И вот она отвела меня в палату, где много деток было. Тогда в ту ночь 5 человек нас родило. Одна женщина родила ребенка весом в 5,5 кг. А потом я. Дальше уже по 3 кг, по три семьсот. Вот так он и появился.

— А сколько вам и мужу было лет?

— Мне чуточку не было и тридцати, 29 с половиной. А муж на два года старше меня. Он 1937 года рождения. А когда мы поженились, мне было 23 года, а мужу — 25.

— Почему решили назвать сына Олесем? Как выбирали имя?

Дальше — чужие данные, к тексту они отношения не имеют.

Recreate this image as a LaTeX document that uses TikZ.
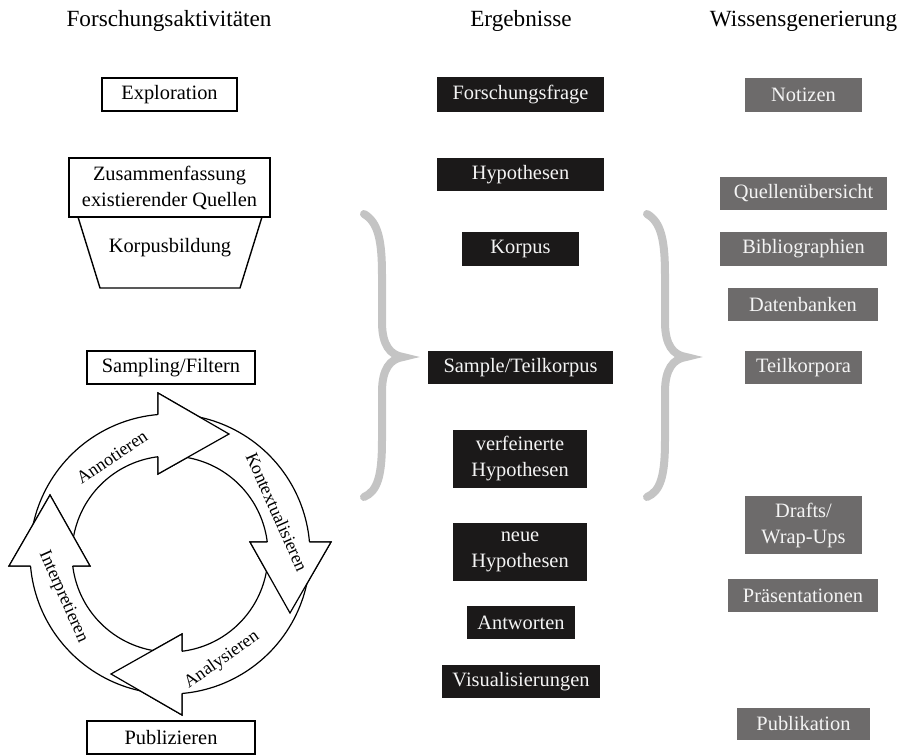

— У меня муж окончил Харьковский университет. Филологический факультет. Украинское отделение. Очень любил украинскую литературу и язык. Он меня научил любить украинских поэтов — Максима Рыльского и Павла Тычину. Я как-то так к ним относилась… В школе, видимо, мне не повезло, что я к этим поэтам относилась как-то по-другому. Это он меня научил их любить.

Муж очень любил украинского писателя Олеся Гончара. Не только он, но и все наше поколение. Мы же тогда зачитывались романами «Прапороносци» («Знаменосцы»).

Я хотела дать сыну имя Алексей, потому что и муж Алексей, и мне нравилось это имя. Я любила мужа, поэтому хотела назвать именно Алексеем. А муж хотел Олесь.

У нас был друг — профессор. Василий Васильевич. Он был деканом в Педагогическом институте имени Драгоманова. Он много лет там работал. Читал украинский язык и литературу. И они сильно с женой поддержали мужа, чтобы сыну дали имя Олесь и только Олесь.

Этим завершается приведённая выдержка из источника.